Culinary traveler Anthony Bourdain, host of Travel Channel’s No Reservations and author of Kitchen Confidential embarked on an adventure in the Philippines to explore the unique cuisine that the country has to offer last November 2008.

Hopping from one destination to another starting from Manila, then Cebu, Pampanga and back to Manila once again in one week, Anthony was able to get a taste of the Filipinos’ famous lechon (slow-roasted pork), beef bulalo (bone marrow soup) and sisig (sizzling chopped pig parts), along with other delicious Filipino delicacies that were prepared for him and his crew.
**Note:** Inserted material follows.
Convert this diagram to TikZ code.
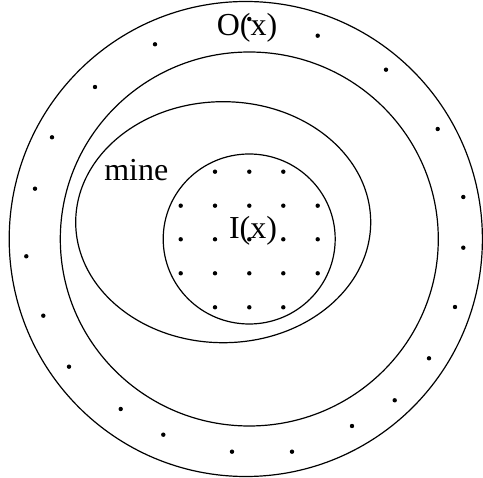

He even walked the streets of Binondo trying chicken balls on sticks dipped in vinegar, taho (bean curd with tapioca syrup), pancit palabok (rice noodles cooked in annatto or atchuete seeds)!

It is no surprise that Anthony is impressed by our very own Filipino cuisine, which he describes as intensely regional ("even the difference between the food in Manila and Pampanga -- only a couple of hours away --is striking").

Topping his list of all the roast pork he's ever tasted all over the world is the famous lechon from Cebu. In the show he is seen eating the crispy skin of the lechon, the part which every Filipino knows is the best.

Are you homesick or curious enough yet? Book a flight to the Philippines through Mango Tours right now and lose yourself in our famous Filipino cuisine that is exotic, enticing, unique and sumptuous all at the same time!

"I hope that homesick Filipinos living abroad get a glimpse of some of the food and scenery they've no doubt been missing. And for viewers who weren't previously familiar with the wide and tasty spectrum of flavors available over there, I hope the sight of me shoving a lot of very tasty stuff into my maw provides -- if nothing else -- inspiration to look further."